One of the platforms that has recently attracted attention is XP.

At first glance, the way these systems operate seems simple and convincing. Users are presented with so-called “trading signals,” tasks, or transactions that they are required to confirm with a single click, while being told that this activity is part of a trading process that generates profits.

However, when this model is examined more closely, one very simple but important question arises — if this is real trading on financial markets, why would thousands of ordinary users need to manually click a button in order for trades to be executed?

The answer is often straightforward: because, in many cases, no real trading is taking place at all.

In platforms of this kind, the user’s “activity” serves primarily as a psychological mechanism. It creates the impression that the user is actively participating in generating profits, that their effort or engagement is directly producing returns, and that the system operates because of their activity.

In reality, in many of these cases, the system functions according to a classic Ponzi model — funds from new participants are used to pay earlier participants, creating the illusion of profitability and stability.

What is particularly concerning is that XP, based on publicly available information, does not provide clear details regarding its ownership structure, management, or the individuals behind its operations. This lack of transparency is one of the strongest warning signs in such models.

Additionally, these systems often include referral structures, rewarding users for bringing in new participants. This further increases the inflow of funds and helps the system continue operating for a certain period of time.

However, the mathematics behind such models is unforgiving — at some point, the inflow of new funds slows down, withdrawal requests increase, and the system can no longer sustain the appearance of stability.

This is usually when the first serious problems begin.

In practice, users often first encounter delayed withdrawals, additional verification requests, account restrictions, or demands for extra payments under various explanations. These are often presented as “security checks,” “tax obligations,” “activation fees,” or technical issues.

What is especially important to understand is that in many cases, this final phase often includes an additional attempt to extract more money from existing users, through promises that withdrawals will be processed once one more payment is made.

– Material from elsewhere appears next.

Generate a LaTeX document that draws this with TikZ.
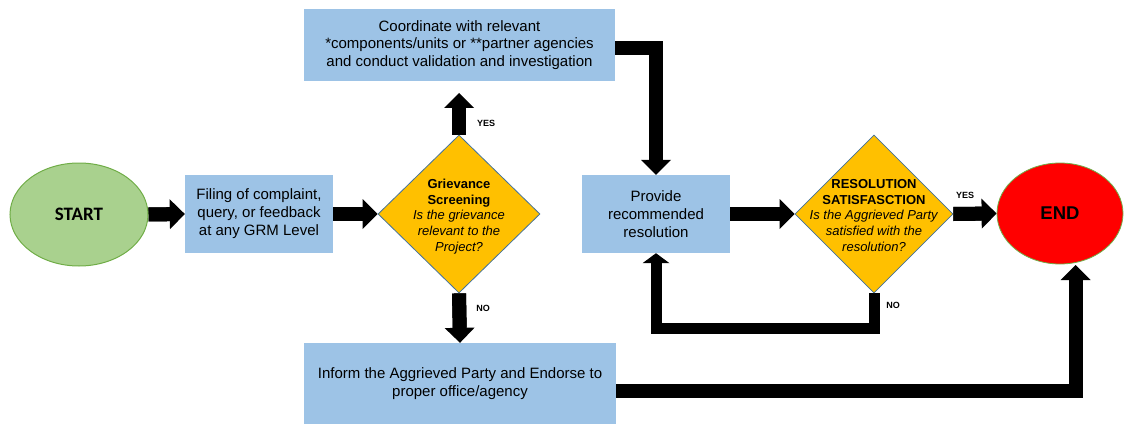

Experience from previous years shows that platforms of this kind rarely operate for long. The most common outcome is that the application is shut down, communication disappears, and operations stop entirely, leaving most participants without any realistic possibility of recovering their funds.

It is important to understand that these models are not new. They simply change their name, visual identity, and presentation style, while the underlying structure remains the same.

When profits depend primarily on new deposits rather than on real and verifiable economic activity, the risk of losing funds becomes extremely high.

For that reason, it is important to recognize these patterns early and avoid making financial decisions based on promises of quick and easy profits.